Updated June 18, 2020 - 5:21 pm
A group of legal observers and their attorneys gathered Thursday to dispute allegations from Sheriff Joe Lombardo that the observers provoked their own arrests at a weekend protest.
At least seven attorneys and law students, trained by the National Lawyers Guild to monitor and document interactions with police and demonstrators, were detained Saturday night during a demonstration along the Strip against police brutality.
Lisa Rasmussen, a lawyer for three of the legal observers who also work as Clark County public defenders, called for a “useful conversation” with the Metropolitan Police Department regarding the arrests and future protests.

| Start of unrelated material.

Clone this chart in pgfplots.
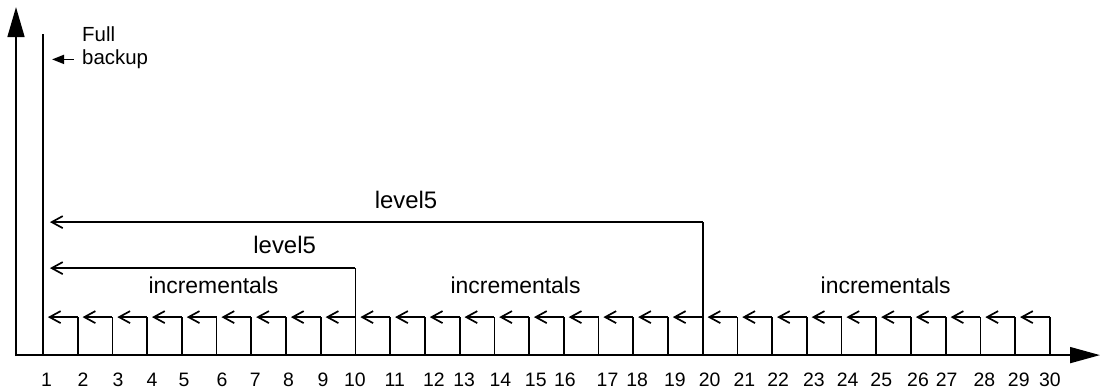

She also said community leaders involved in the protests would meet with Metro brass this week, which a police spokesman confirmed, indicating that “upper staff” would participate in a closed-door discussion.
Before speaking to journalists, Rasmussen played a video that showed the culmination of Saturday’s protest and officers forcefully arresting at least one legal observer.
Deputy Public Defender John Piro, who was among those arrested, narrated the video and described being “boxed in” and “trapped” by police near Las Vegas Boulevard and Russell Road, where he said protesters were left confused about where to go after police issued a dispersal order.
“There is no video of my clients agitating,” Rasmussen said. “There’s no video of my clients breaking the law. There’s no video of my clients obstructing traffic on a street. … What I think is clear from the video that we’ve shown you is that Metro has continued to have an outsized response to peaceful protests on the Las Vegas Strip. And we’d like that to change. We think that there’s room for dialogue.”
Earlier this week, Lombardo said the legal observers were “antagonizing and obstructing officers” before arrests were made. The legal observers were detained, some for several hours, including one who was booked into the Clark County Detention Center, and were issued citations for a misdemeanor charge of failing to walk on a sidewalk where provided.
On Thursday, Piro rejected the allegations against him, evoking the 1965 civil rights protest in Selma, Alabama, when authorities called Martin Luther King Jr. and fellow demonstrators “outside agitators.”
“Metro has taken the referees out of the game,” Piro said, referring to his arrest and the arrests of photojournalists in Las Vegas late last month. “And they have called us agitators, and I am concerned with that language. … It’s dehumanizing language. It creates an us-versus-them framework. And what it’s used to do is to dehumanize us as legal observers and create justification for unjust actions.”
He added: “You didn’t see a legal observer touch any officer. Let’s make that clear.”
Defense attorney Dayvid Figler, who represents law student Emily Driscoll, another of those arrested, said the police actions could send a message to discourage others from acting as neutral observers. While those arrested on Saturday had not returned to protests, Figler added that other lawyers and law students have been encouraged to document demonstrations.
“There doesn’t need to be confrontation at all,” Figler said. “This doesn’t need to escalate. There’s no reason to have a militarized zone in our beloved city. What we need to do is impress upon the Police Department that there is a better way, that there is a more thoughtful way, and that the transparency that they claim can be put into action.”
He also offered an apology to Metro officers who were “feeling antagonized, feeling scared or frightened in any way that they couldn’t do their jobs safely. I am deeply sorry that that is the perspective.”
Figler and Rasmussen said they have had no communication with prosecutors about the charges. Clark County District Attorney Steve Wolfson could not be reached for comment.